What is meant by a "structure map"? The title is the question. Somehow I should know the answer, but I am by no means sure what is meant exactly by it. Perhaps it doesn't have a definite meaning and only in context, could someone provide examples? For instance is the following use of the term acceptable: the structure maps of a direct limit/fibred product/whatever are the morphisms that form part of the direct limit/fibred product/whatever, i.e. which are "part of the structure of the direct limit" (I mean by definition a direct limit is an ordered pair consisting of an object and a family of morphisms having some properties). See also https://mathoverflow.net/questions/42241/errata-for-atiyah-macdonald, the answer by 
Georges Elencwajg.
I am aware of only one "official use" (abuse of the word): in EGA when defining the category of $S$-objects: the $S$-objects are morphisms $X\rightarrow S$ and informally one refers to $X$ as a $S$-object and the morphism $X\rightarrow S$ as "the structure map of $X$".
 A: A structure map is a map which is being specified as part of a structure! 
For example, as you say, a scheme over a scheme $S$ is a scheme $X$ equipped with a map $X \to S$; that map specifies the structure of being a scheme over $S$ and so is the structure map. Similarly, a limit or colimit is an object equipped with maps such that etc., and those maps specify the structure of being a limit or colimit and so are the structure maps. 
A: From any category $\mathcal C$ and any object $c$ of $\mathcal C$, you can construct a new category $\mathcal C_{ / c}$, called the slice category over $c$ or the category of objects over $c$, whose


*

*objects are the morphisms $p \colon c' \to c$ of $\mathcal C$ with codomain $c$,

*morphisms $(c' \overset p \to c) \to (c'' \overset q \to c)$ are those arrow $r \colon c' \to c''$ of $\mathcal C$ such that commutes
$$ \begin{matrix}
c' & \overset r \longrightarrow & c'' \\
\searrow \!\!\!\!\!\!\!\!\!\!\! & & \!\!\!\!\!\!\!\!\!\!\!\!\!\! \swarrow\\
& c, &
\end{matrix}$$

*composition is induced by the one in $\mathcal C$.

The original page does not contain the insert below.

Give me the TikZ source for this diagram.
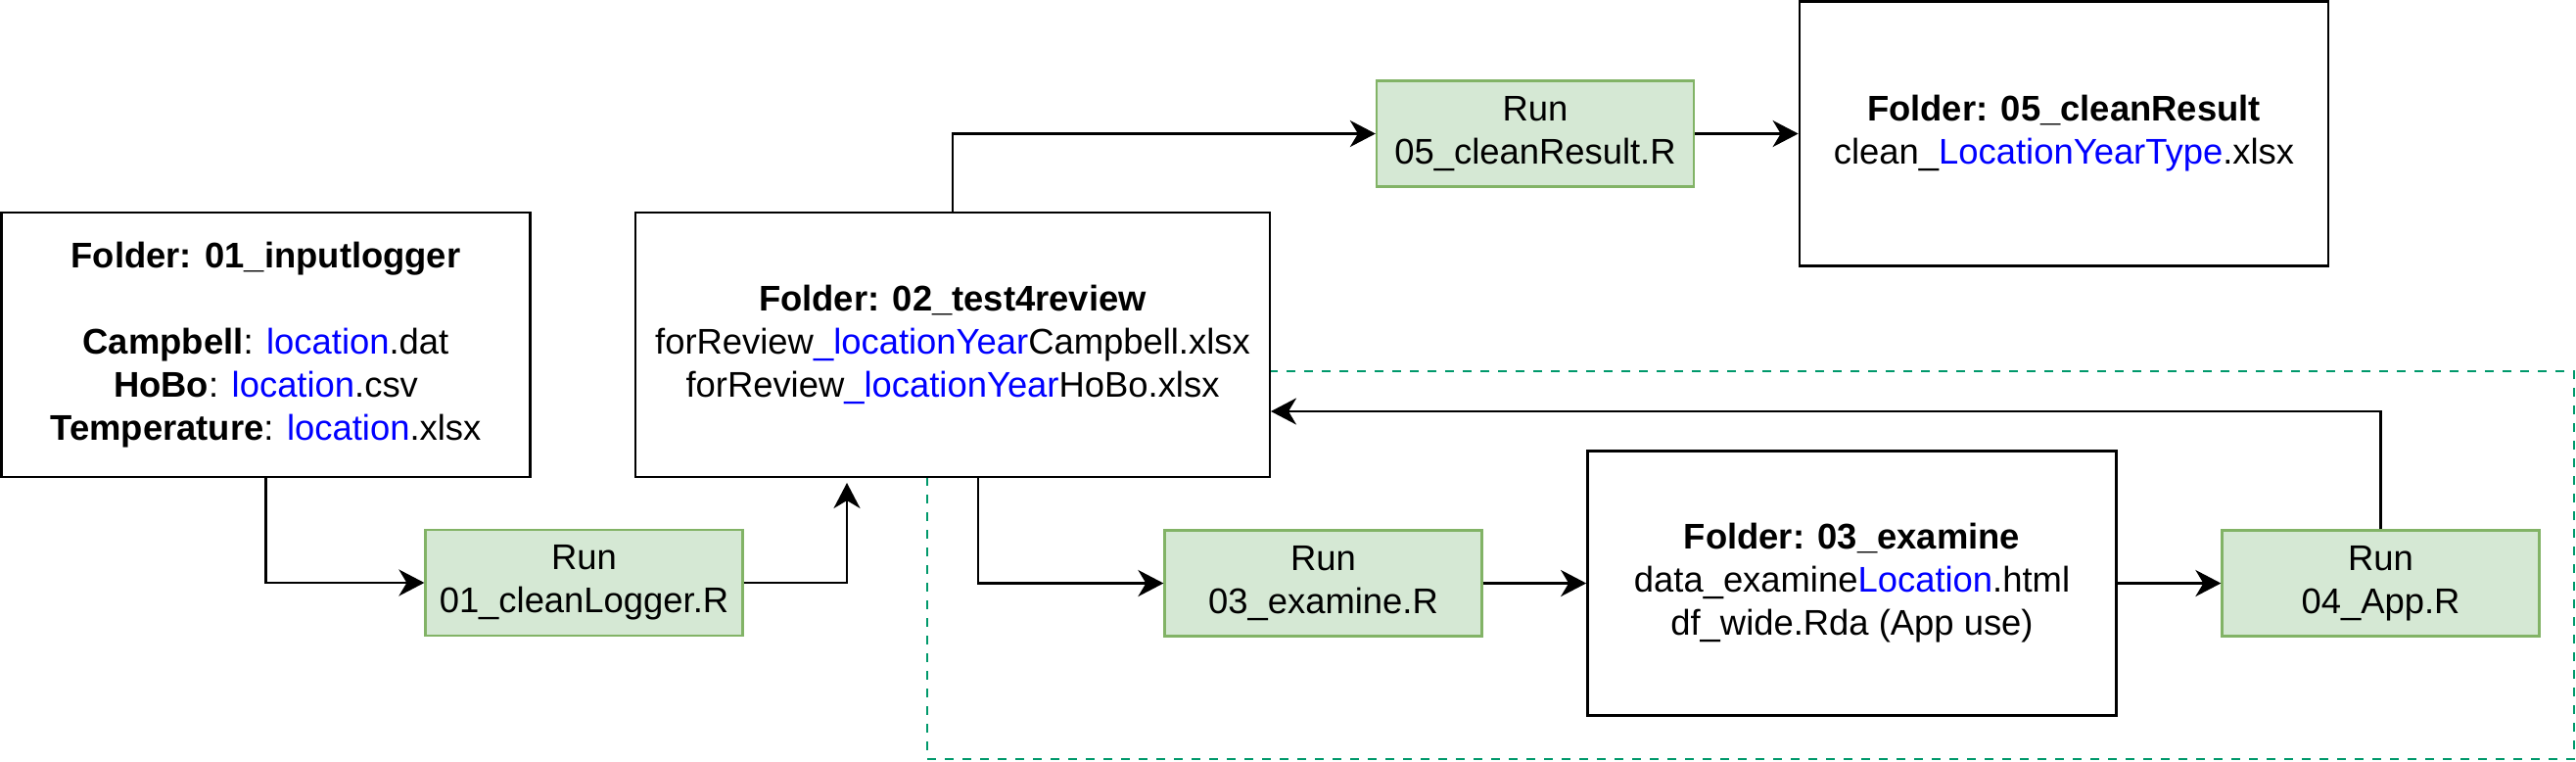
\documentclass[tikz,border=0pt]{standalone}
\usepackage{fontspec}
\setmainfont{Liberation Sans}
\usetikzlibrary{arrows.meta}
\definecolor{lblue}{HTML}{0000FF}
\definecolor{runfill}{HTML}{D5E8D4}
\definecolor{rundraw}{HTML}{82B366}
\definecolor{dashgreen}{HTML}{00996B}
\newcommand{\blu}[1]{\textcolor{lblue}{#1}}
\tikzset{
  folder/.style={draw=black, fill=white, line width=1.35pt, inner sep=0pt,
    minimum width=270pt, minimum height=135pt, align=center,
    font=\fontsize{18.2}{22}\selectfont},
  runbox/.style={draw=rundraw, fill=runfill, line width=1.1pt, inner sep=0pt,
    minimum width=162pt, minimum height=54pt, align=center,
    font=\fontsize{18.2}{22}\selectfont},
  conn/.style={draw=black, line width=1.35pt,
    -{Stealth[length=13pt, width=13.5pt, inset=4pt]}},
  dashbox/.style={draw=dashgreen, line width=1.25pt, dash pattern=on 4.5pt off 4.5pt}
}
\begin{document}
\begin{tikzpicture}[x=0.5pt, y=-0.5pt]
\useasboundingbox (0,0) rectangle (2631,777);
% dashed region
\draw[dashbox] (947,379) rectangle (2629,775);
% folders
\node[folder] (b1) at (271.5,352) {\textbf{Folder: 01\_inputlogger}\\[22pt]\textbf{Campbell}: \blu{location}.dat\\\textbf{HoBo}: \blu{location}.csv\\\textbf{Temperature}: \blu{location}.xlsx};
\node[folder, minimum width=324pt] (b2) at (973,352) {\textbf{Folder: 02\_test4review}\\forReview\blu{\_locationYear}Campbell.xlsx\\forReview\blu{\_locationYear}HoBo.xlsx};
\node[folder] (b5) at (2108,136.5) {\textbf{Folder: 05\_cleanResult}\\clean\_\blu{LocationYearType}.xlsx};
\node[folder] (b3) at (1891.5,595.5) {\textbf{Folder: 03\_examine}\\data\_examine\blu{Location}.html\\df\_wide.Rda (App use)};
% run boxes
\node[runbox] (r1) at (596.5,595) {Run\\01\_cleanLogger.R};
\node[runbox] (r5) at (1568,136.5) {Run\\05\_cleanResult.R};
\node[runbox] (r3) at (1351.5,595.5) {Run\\03\_examine.R};
\node[runbox] (r4) at (2431.5,595.5) {Run\\04\_App.R};
% connector end points
\coordinate (b2in) at (865,493);
\coordinate (b2out) at (999,488);
\coordinate (b2back) at (1298,420);
% connectors
\draw[conn] (b1.south) |- (r1.west);
\draw[conn] (r1.east) -| (b2in);
\draw[conn] (b2.north) |- (r5.west);
\draw[conn] (r5.east) -- (b5.west);
\draw[conn] (b2out) |- (r3.west);
\draw[conn] (r3.east) -- (b3.west);
\draw[conn] (b3.east) -- (r4.west);
\draw[conn] (r4.north) |- (b2back);
\end{tikzpicture}
\end{document}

For any object $c' \overset p \to c$ of $\mathcal C_{/c}$, one can call $p$ a structure map for $c'$.

With this definition, an $S$-scheme $X$ is an object $X\overset p \to S$ of the category $\mathsf{Sch}_{/S}$ ($\mathsf{Sch}$ being the category of scheme).
For a small category $\mathcal I$ and any category $\mathcal C$, the category of diagrams of shape $\mathcal I$ in $\mathcal C$ is the category $\mathcal C^{\mathcal I}$ whose objects are the functor $\mathcal I \to \mathcal C$ and the morphisms are the natural transformations between such functors. Take a diagram $D \colon \mathcal I \to \mathcal C$ and consider the full subcategory $\mathrm{Cone}(D)$ of $(\mathcal C^\mathcal I)_{/D}$ whose objects are those $D' \to D$ with 
$$ D'(i) = D'(j) \forall i,j\in\mathcal I \quad\text{and}\quad D'(i\to j)=\mathrm{id}_{D'(i)} \forall (i\to j) \in D' .$$
Then, by definition, the limit of $D$, if it exists, is the final object of $\mathrm{Cone}(D)$. It is an object $\lim_\mathcal I D \overset p \to D$ and p is the structure map of this limit.
You can formalize as well the structure map of a colimit by dualizing all the notion (coslice category ${}_{c\backslash}\mathcal C$, cocone, etc.).